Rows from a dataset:
________________

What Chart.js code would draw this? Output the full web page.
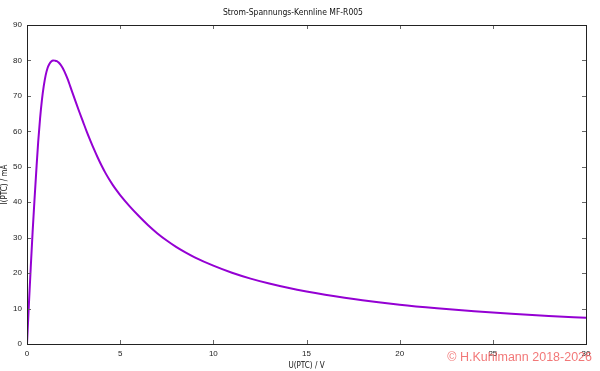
<!DOCTYPE html>
<html><head><meta charset="utf-8">
<script src="https://cdn.jsdelivr.net/npm/chart.js@4/dist/chart.umd.min.js"></script>
<style>html,body{margin:0;padding:0;background:#fff}canvas{display:block}</style>
</head><body>
<canvas id="c" width="600" height="371"></canvas>
<script>
const titleText = "Strom-Spannungs-Kennline MF-R005";
const xAxisLabel = "U(PTC) / V";
const yAxisLabel = "I(PTC) / mA";
const watermark = "\u00A9 H.Kuhlmann 2018-2026";
const voltage = [0, 0.1, 0.2, 0.3, 0.4, 0.5, 0.6, 0.7, 0.8, 0.9, 1.0, 1.1, 1.2, 1.3, 1.4, 1.5, 1.6, 1.7, 1.8, 1.9, 2.0, 2.1, 2.2, 2.3, 2.4, 2.6, 2.8, 3.0, 3.2, 3.4, 3.6, 3.8, 4.0, 4.2, 4.4, 4.6, 4.8, 5.0, 5.5, 6.0, 6.5, 7, 7.5, 8, 8.5, 9, 10, 11, 12, 13, 14, 15, 16, 18, 20, 22, 24, 26, 28, 30];
const current = [0, 11, 21.5, 31.5, 40.5, 49, 57, 63.5, 68.8, 72.8, 75.8, 77.8, 79.0, 79.7, 80.0, 79.95, 79.8, 79.4, 78.8, 78.0, 77.0, 75.8, 74.5, 73.0, 71.5, 68.5, 65.6, 62.8, 60.0, 57.4, 54.9, 52.55, 50.35, 48.35, 46.55, 44.9, 43.4, 42.0, 38.9, 36.1, 33.5, 31.2, 29.2, 27.4, 25.85, 24.45, 22.1, 20.1, 18.45, 17.05, 15.85, 14.8, 13.9, 12.35, 11.1, 10.1, 9.25, 8.55, 7.93, 7.38];
const xTicks = [0, 5, 10, 15, 20, 25, 30];
const yTicks = [0, 10, 20, 30, 40, 50, 60, 70, 80, 90];

const fontFam = "'Liberation Sans', Arial, sans-serif";
const narrowFam = "'Liberation Sans Narrow', 'DejaVu Sans Condensed', sans-serif";
const frame = {
  id: 'frame',
  afterDraw(chart) {
    const {ctx, chartArea: a, scales: {x, y}} = chart;
    ctx.save();
    ctx.strokeStyle = '#666';
    ctx.lineWidth = 1;
    const L = 4;
    ctx.beginPath();
    xTicks.forEach(v => {
      const px = Math.round(x.getPixelForValue(v)) + 0.5;
      ctx.moveTo(px, a.bottom); ctx.lineTo(px, a.bottom - L);
      ctx.moveTo(px, a.top); ctx.lineTo(px, a.top + L);
    });
    yTicks.forEach(v => {
      const py = Math.round(y.getPixelForValue(v)) + 0.5;
      ctx.moveTo(a.left, py); ctx.lineTo(a.left + L, py);
      ctx.moveTo(a.right, py); ctx.lineTo(a.right - L, py);
    });
    ctx.stroke();
    ctx.strokeStyle = '#222';
    ctx.strokeRect(Math.round(a.left) + 0.5, Math.round(a.top) + 0.5, Math.round(a.right - a.left), Math.round(a.bottom - a.top));
    ctx.fillStyle = 'rgba(240,96,96,0.85)';
    ctx.font = "12.5px " + fontFam;
    ctx.textAlign = 'right';
    ctx.textBaseline = 'middle';
    ctx.fillText(watermark, 592, 358);
    ctx.restore();
  }
};

new Chart(document.getElementById('c'), {
  type: 'line',
  data: {
    datasets: [{
      data: voltage.map((v, i) => ({x: v, y: current[i]})),
      borderColor: '#9400D3',
      borderWidth: 2,
      pointRadius: 0,
      cubicInterpolationMode: 'monotone',
      fill: false
    }]
  },
  options: {
    responsive: false,
    animation: false,
    layout: {padding: {top: 0, right: 14, left: 0, bottom: 0}},
    plugins: {
      legend: {display: false},
      tooltip: {enabled: false},
      title: {
        display: true, text: titleText, color: '#111',
        font: {family: narrowFam, size: 8.5, weight: 'normal'},
        padding: {top: 8, bottom: 6.8}
      }
    },
    scales: {
      x: {
        type: 'linear', min: 0, max: 30,
        afterBuildTicks: s => { s.ticks = xTicks.map(v => ({value: v})); },
        afterFit: s => { s.height = 27; },
        grid: {display: false, drawTicks: false},
        border: {display: false},
        ticks: {color: '#222', padding: 5, maxRotation: 0, font: {family: fontFam, size: 8}},
        title: {display: true, text: xAxisLabel, color: '#111', padding: {top: 0, bottom: 0}, font: {family: narrowFam, size: 8}}
      },
      y: {
        type: 'linear', min: 0, max: 90,
        afterBuildTicks: s => { s.ticks = yTicks.map(v => ({value: v})); },
        afterFit: s => { s.width = 27; },
        grid: {display: false, drawTicks: false},
        border: {display: false},
        ticks: {color: '#222', padding: 5, font: {family: fontFam, size: 8}},
        title: {display: true, text: yAxisLabel, color: '#111', padding: {top: 0, bottom: 0}, font: {family: narrowFam, size: 8}}
      }
    }
  },
  plugins: [frame]
});
</script>
</body></html>
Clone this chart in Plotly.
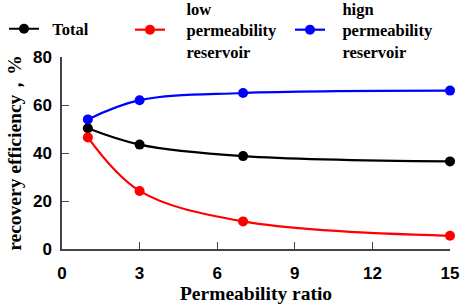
import plotly.graph_objects as go

ratio = [1, 3, 7, 15]
total = [50.3, 43.5, 38.7, 36.5]
low_perm = [46.5, 24.2, 11.5, 5.5]
high_perm = [54.0, 62.0, 65.0, 66.0]

x_ticks = [0, 3, 6, 9, 12, 15]
y_ticks = [0, 20, 40, 60, 80]

W, H = 462, 308
ml, mr, mt, mb = 62, 12, 57, 59
pw, ph = W - ml - mr, H - mt - mb

NB = "\u00a0"
fig = go.Figure()
series = [
    (NB * 2 + "Total", total, "black", "legend"),
    ("<br>".join(NB * 4 + s for s in ["low", "permeability", "reservoir"]), low_perm, "#ff0000", "legend2"),
    ("<br>".join(NB * 3 + s for s in ["hign", "permeability", "reservoir"]), high_perm, "#0000ff", "legend3"),
]
for name, vals, col, lg in series:
    fig.add_trace(go.Scatter(
        x=ratio, y=vals, name=name, mode="lines+markers",
        line=dict(color=col, width=2.2, shape="spline", smoothing=1.0),
        marker=dict(color=col, size=10),
        legend=lg, showlegend=True,
        cliponaxis=False,
    ))

legfont = dict(family="Liberation Serif", size=16.5, color="black", weight="bold")
def py2paper(py):
    return 1 + (mt - py) / ph
def leg(px, py, anchor):
    return dict(x=(px - ml) / pw, xanchor="left", y=py2paper(py), yanchor=anchor,
                font=legfont, bgcolor="rgba(0,0,0,0)", itemwidth=30,
                tracegroupgap=0, valign="middle", visible=True)

fig.update_layout(
    width=W, height=H,
    showlegend=True,
    margin=dict(l=ml, r=mr, t=mt, b=mb, autoexpand=False),
    plot_bgcolor="white", paper_bgcolor="white",
    legend=leg(4, 29, "middle"),
    legend2=leg(130, -9, "top"),
    legend3=leg(290, -9, "top"),
    xaxis=dict(
        range=[0, 15], tickvals=x_ticks, ticks="inside", ticklen=7,
        tickcolor="#444", showline=True, linecolor="#444", linewidth=1.5,
        showgrid=False, zeroline=False, automargin=False, ticklabelstandoff=8,
        tickfont=dict(family="Liberation Sans", size=17, color="black", weight="bold"),
        title=dict(text="Permeability ratio", standoff=4,
                   font=dict(family="Liberation Serif", size=19.5, color="black", weight="bold")),
    ),
    yaxis=dict(
        range=[0, 80], tickvals=y_ticks, ticks="inside", ticklen=7,
        tickcolor="#444", showline=True, linecolor="#444", linewidth=1.5,
        showgrid=False, zeroline=False, automargin=False, ticklabelstandoff=5,
        tickfont=dict(family="Liberation Sans", size=17, color="black", weight="bold"),
        title=dict(text="recovery efficiency，%", standoff=6,
                   font=dict(family="Liberation Serif", size=19.5, color="black", weight="bold")),
    ),
)

fig.write_html("out.html", config={"displayModeBar": False},
               post_script="document.body.style.margin='0';")
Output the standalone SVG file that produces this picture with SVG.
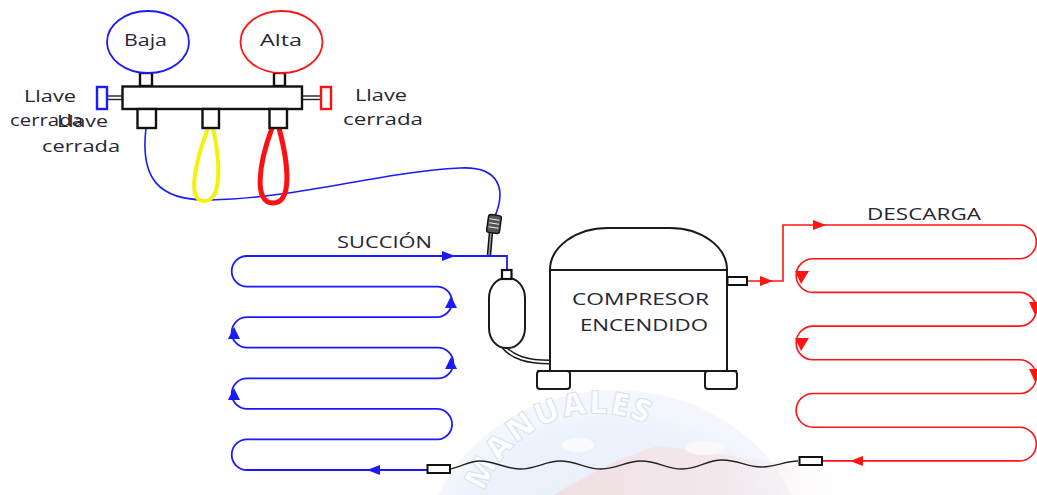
<svg xmlns="http://www.w3.org/2000/svg" width="1037" height="495" viewBox="0 0 1037 495">
  <style>
    .lbl { font-family: "Open Sans", "Liberation Sans", sans-serif; font-size: 17px; fill: #262633; }
    .blk { fill: #ffffff; stroke: #111111; stroke-width: 2.4; }
    .comp { fill: #ffffff; stroke: #1a1a1a; stroke-width: 2; }
    .blue { fill: none; stroke: #1a1aff; stroke-width: 1.8; }
    .red { fill: none; stroke: #ff1414; stroke-width: 1.6; }
    .ab { fill: #1a1aff; }
    .ar { fill: #ff1414; }
  </style>
  <defs>
    <path id="wmArc" d="M484,492 A120,120 0 0 1 715,514"/>
    <linearGradient id="pinkFade" x1="0" y1="0" x2="1" y2="0">
      <stop offset="0" stop-color="#f1dde0" stop-opacity="0.9"/>
      <stop offset="0.6" stop-color="#f4e6e8" stop-opacity="0.8"/>
      <stop offset="1" stop-color="#f8eff0" stop-opacity="0"/>
    </linearGradient>
    <radialGradient id="sealFill" cx="0.5" cy="0.6" r="0.55">
      <stop offset="0" stop-color="#e6eef9"/>
      <stop offset="0.85" stop-color="#ebf2fb"/>
      <stop offset="1" stop-color="#f3f7fd"/>
    </radialGradient>
  </defs>

  <rect width="1037" height="495" fill="#ffffff"/>

  <!-- faint seal in the background -->
  <g id="seal">
    <ellipse cx="615" cy="562" rx="192" ry="172" fill="url(#sealFill)"/>
    <path d="M553,495 C580,480 610,462 640,452 C652,447 660,445 668,447 C700,452 760,458 840,474 L840,495 Z" fill="url(#pinkFade)"/>
    <ellipse cx="578" cy="445" rx="16" ry="7" fill="#f9fbfe"/>
    <ellipse cx="705" cy="448" rx="20" ry="7" fill="#faf8f8"/>
    <text font-family="Open Sans, Liberation Sans, sans-serif" font-size="32" font-weight="800" letter-spacing="2" fill="#fbfdff" stroke="#d8e1ec" stroke-width="1">
      <textPath href="#wmArc">MANUALES</textPath>
    </text>
  </g>

  <!-- connectors: tubing, coils, hoses -->
  <g id="connectors">
    <!-- service hoses -->
    <path d="M146,128 C140,178 158,201 210,200 C300,198 380,172 460,168 C500,166 506,190 495,216" fill="none" stroke="#1a1aff" stroke-width="1.6"/>
    <path d="M208,128 C196,160 186,201 204,201 C223,201 220,160 213,128" fill="none" stroke="#f2f20c" stroke-width="4"/>
    <path d="M272,128 C258,166 254,203 273,203 C292,203 289,166 279,128" fill="none" stroke="#ff1010" stroke-width="5"/>

    <!-- evaporator coil (suction side) -->
    <path class="blue" d="M427,470 L247,470 A15.3,15.3 0 0 1 247,439.4 L438,439.4 A15.3,15.3 0 0 0 438,408.9 L247,408.9 A15.3,15.3 0 0 1 247,378.3 L438,378.3 A15.3,15.3 0 0 0 438,347.7 L247,347.7 A15.3,15.3 0 0 1 247,317.1 L438,317.1 A15.3,15.3 0 0 0 438,286.6 L247,286.6 A15.3,15.3 0 0 1 247,256 L507,256 L507,270"/>
    <polygon class="ab" points="455,256 442,251 442,261"/>
    <polygon class="ab" points="367,470 380,465 380,475"/>
    <polygon class="ab" points="451,296 445,308 457,308"/>
    <polygon class="ab" points="451,357 445,369 457,369"/>
    <polygon class="ab" points="234,327 228,339 240,339"/>
    <polygon class="ab" points="234,388 228,400 240,400"/>

    <!-- condenser coil (discharge side) -->
    <path class="red" d="M747,281 L783,281 L783,225 L1019.5,225 A16.85,16.85 0 0 1 1019.5,258.7 L813,258.7 A16.85,16.85 0 0 0 813,292.4 L1019.5,292.4 A16.85,16.85 0 0 1 1019.5,326.1 L813,326.1 A16.85,16.85 0 0 0 813,359.8 L1019.5,359.8 A16.85,16.85 0 0 1 1019.5,393.5 L813,393.5 A16.85,16.85 0 0 0 813,427.2 L1019.5,427.2 A16.85,16.85 0 0 1 1019.5,460.9 L822,460.9"/>
    <polygon class="ar" points="773,281 760,276 760,286"/>
    <polygon class="ar" points="826,225 813,220 813,230"/>
    <polygon class="ar" points="850,461 863,456 863,466"/>
    <polygon class="ar" points="795,271 809,271 801,284"/>
    <polygon class="ar" points="795,338 809,338 801,351"/>
    <polygon class="ar" points="1029,302 1042,302 1035,315"/>
    <polygon class="ar" points="1029,369 1042,369 1035,382"/>

    <!-- capillary tube -->
    <path d="M450,469 C462,467 468,461 480,461 C495,461 505,469 520,469 C537,469 545,461 560,461 C577,461 585,469 601,469 C618,469 625,461 641,461 C658,461 666,469 682,469 C699,469 706,460 722,460 C739,460 746,467 761,467 C776,467 785,461 798,461" fill="none" stroke="#222222" stroke-width="1.4"/>
    <rect x="427.5" y="465" width="22.5" height="8" fill="#ffffff" stroke="#111111" stroke-width="2"/>
    <rect x="799.5" y="457" width="22.5" height="8" fill="#ffffff" stroke="#111111" stroke-width="2"/>

    <!-- accumulator outlet to compressor -->
    <path d="M502,345 C512,358 528,362 550,362" fill="none" stroke="#1a1a1a" stroke-width="5"/>
    <path d="M502,345 C512,358 528,362 550,362" fill="none" stroke="#ffffff" stroke-width="2"/>
  </g>

  <!-- gauge manifold -->
  <g id="manifold">
    <rect x="140" y="73" width="12" height="13" class="blk"/>
    <rect x="274" y="73" width="11" height="13" class="blk"/>
    <line x1="107" y1="96" x2="122" y2="96" stroke="#222" stroke-width="1.4"/>
    <line x1="107" y1="99.5" x2="122" y2="99.5" stroke="#222" stroke-width="1.4"/>
    <line x1="302" y1="96" x2="320" y2="96" stroke="#222" stroke-width="1.4"/>
    <line x1="302" y1="99.5" x2="320" y2="99.5" stroke="#222" stroke-width="1.4"/>
    <rect x="97" y="87" width="10" height="22" fill="#ffffff" stroke="#1a1aff" stroke-width="2.4"/>
    <rect x="321" y="87" width="10" height="22" fill="#ffffff" stroke="#ff1010" stroke-width="2.4"/>
    <rect x="122.5" y="86.5" width="179.5" height="22.5" class="blk"/>
    <rect x="137.5" y="109" width="18.5" height="19" class="blk"/>
    <rect x="202.5" y="109" width="16.5" height="19" class="blk"/>
    <rect x="269.5" y="109" width="17.5" height="19" class="blk"/>
  </g>

  <g id="gauge-low">
    <ellipse cx="148" cy="42" rx="41" ry="31" fill="#ffffff" stroke="#1a1aff" stroke-width="1.8"/>
    <text class="lbl" x="124" y="46" textLength="43" lengthAdjust="spacingAndGlyphs">Baja</text>
  </g>

  <g id="gauge-high">
    <ellipse cx="281.5" cy="42" rx="41" ry="31" fill="#ffffff" stroke="#ff1414" stroke-width="1.8"/>
    <text class="lbl" x="260" y="46" textLength="42" lengthAdjust="spacingAndGlyphs">Alta</text>
  </g>

  <g id="valve-labels">
    <text class="lbl" x="24" y="102" textLength="52" lengthAdjust="spacingAndGlyphs">Llave</text>
    <text class="lbl" x="10" y="126" textLength="73" lengthAdjust="spacingAndGlyphs">cerrada</text>
    <text class="lbl" x="57" y="127" textLength="51" lengthAdjust="spacingAndGlyphs">Llave</text>
    <text class="lbl" x="42" y="152" textLength="78" lengthAdjust="spacingAndGlyphs">cerrada</text>
    <text class="lbl" x="355" y="101" textLength="52" lengthAdjust="spacingAndGlyphs">Llave</text>
    <text class="lbl" x="343" y="125" textLength="80" lengthAdjust="spacingAndGlyphs">cerrada</text>
  </g>

  <!-- suction service fitting -->
  <g id="fitting">
    <line x1="491" y1="232" x2="489" y2="255" stroke="#111" stroke-width="4.5"/>
    <line x1="491" y1="232" x2="489" y2="255" stroke="#9a9a9a" stroke-width="1.6"/>
    <g transform="rotate(8 494 224)">
      <rect x="487.5" y="215" width="13" height="18" rx="2.5" fill="#555" stroke="#111" stroke-width="1.4"/>
      <line x1="489" y1="219.5" x2="499" y2="219.5" stroke="#eee" stroke-width="1"/>
      <line x1="489" y1="223.5" x2="499" y2="223.5" stroke="#eee" stroke-width="1"/>
      <line x1="489" y1="227.5" x2="499" y2="227.5" stroke="#eee" stroke-width="1"/>
    </g>
  </g>

  <g id="accumulator">
    <rect x="489" y="278" width="36" height="70" rx="17" ry="20" class="comp"/>
    <rect x="502" y="270" width="9.5" height="9" fill="#ffffff" stroke="#111" stroke-width="2.2"/>
  </g>

  <g id="compressor">
    <rect x="537" y="371" width="33" height="18" rx="3" class="comp"/>
    <rect x="705" y="371" width="32" height="18" rx="3" class="comp"/>
    <path class="comp" d="M550,270 A58,42 0 0 1 608,228 L670,228 A57,42 0 0 1 727,270 Z"/>
    <rect x="550" y="270" width="177" height="101" class="comp"/>
    <line x1="537" y1="371" x2="737" y2="371" stroke="#1a1a1a" stroke-width="2"/>
    <rect x="727.5" y="277" width="19.5" height="8" fill="#ffffff" stroke="#111" stroke-width="2"/>
    <text class="lbl" x="572" y="305" textLength="137" lengthAdjust="spacingAndGlyphs">COMPRESOR</text>
    <text class="lbl" x="580" y="331" textLength="128" lengthAdjust="spacingAndGlyphs">ENCENDIDO</text>
  </g>

  <g id="line-labels">
    <text class="lbl" x="337" y="248" textLength="95" lengthAdjust="spacingAndGlyphs">SUCCIÓN</text>
    <text class="lbl" x="867" y="220" textLength="114" lengthAdjust="spacingAndGlyphs">DESCARGA</text>
  </g>
</svg>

________________

SET PROBLEM:
Retype the records above word for word, from their first line through the line containing "70, 80, 90];", and leave out every picture.

RESPONSE:
What Chart.js code would draw this? Output the full web page.
<!DOCTYPE html>
<html><head><meta charset="utf-8">
<script src="https://cdn.jsdelivr.net/npm/chart.js@4/dist/chart.umd.min.js"></script>
<style>html,body{margin:0;padding:0;background:#fff}canvas{display:block}</style>
</head><body>
<canvas id="c" width="600" height="371"></canvas>
<script>
const titleText = "Strom-Spannungs-Kennline MF-R005";
const xAxisLabel = "U(PTC) / V";
const yAxisLabel = "I(PTC) / mA";
const watermark = "\u00A9 H.Kuhlmann 2018-2026";
const voltage = [0, 0.1, 0.2, 0.3, 0.4, 0.5, 0.6, 0.7, 0.8, 0.9, 1.0, 1.1, 1.2, 1.3, 1.4, 1.5, 1.6, 1.7, 1.8, 1.9, 2.0, 2.1, 2.2, 2.3, 2.4, 2.6, 2.8, 3.0, 3.2, 3.4, 3.6, 3.8, 4.0, 4.2, 4.4, 4.6, 4.8, 5.0, 5.5, 6.0, 6.5, 7, 7.5, 8, 8.5, 9, 10, 11, 12, 13, 14, 15, 16, 18, 20, 22, 24, 26, 28, 30];
const current = [0, 11, 21.5, 31.5, 40.5, 49, 57, 63.5, 68.8, 72.8, 75.8, 77.8, 79.0, 79.7, 80.0, 79.95, 79.8, 79.4, 78.8, 78.0, 77.0, 75.8, 74.5, 73.0, 71.5, 68.5, 65.6, 62.8, 60.0, 57.4, 54.9, 52.55, 50.35, 48.35, 46.55, 44.9, 43.4, 42.0, 38.9, 36.1, 33.5, 31.2, 29.2, 27.4, 25.85, 24.45, 22.1, 20.1, 18.45, 17.05, 15.85, 14.8, 13.9, 12.35, 11.1, 10.1, 9.25, 8.55, 7.93, 7.38];
const xTicks = [0, 5, 10, 15, 20, 25, 30];
const yTicks = [0, 10, 20, 30, 40, 50, 60, 70, 80, 90];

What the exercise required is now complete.